When we got back, we went our separate ways. I told Jo that if I couldn’t get a flight to Bangkok, as I’d be having to buy it at the airport and didn’t have any guarantee that there’d be any available, that I’d be back at the hostel by no later than 10:30, and we could do round two, but otherwise, I wished her the best. I probably should have gotten some sort of contact information, just because, but it just doesn’t happen every time.
I still had some things to figure out. My iPhone was dead, and because of certain . . . modifications I had made to it, there would be issues with making it work again. I therefore had no alarm clock, and I had to get up by no later than 6ish if I was to catch an airport shuttle outside of the hostel. So I resolved to just stay up. I wandered around the dead silent streets of Hong Kong for a couple of hours, got a really boring massage that was more expensive and less effective than what I usually get in Shanghai.
The streets really WERE dead, too. It was a bit strange to me, as Shanghai never fully shuts down.

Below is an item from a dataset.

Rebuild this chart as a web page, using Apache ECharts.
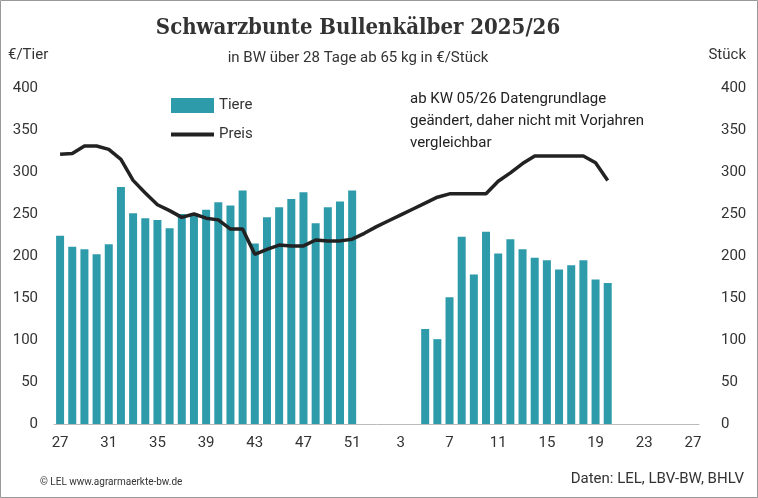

Other than that, I waited until it was time, then got outside to catch the bus, and go to the airport.
I kinda missed Hong Kong almost immediately after leaving it. In truth, it reminded me very much of a Chinese version of San Francisco, a city in America that is after my own heart. I didn’t miss it too much, though, as I almost immediately fell asleep on the shuttle, and it seemed like less than five minutes later, we were at the airport, which was in fact no less than an hour away.
When I got inside the airport, it was initially not particularly different from any airports I had seen before. I walked for an eternity to get to where I needed to be, and had to withdraw cash to pay for the ticket. There was indeed some available tickets, so all was fine and dandy, and I killed some time at Burger King with a egg and sausage sandwich and cup of coffee, waiting til it was time to board, then suddenly realizing I still had to go through that whole security thing.
It was easy enough to get through, and soon enough I was sitting on the plane, ready to fly to Bangkok. It would only be a couple of hours.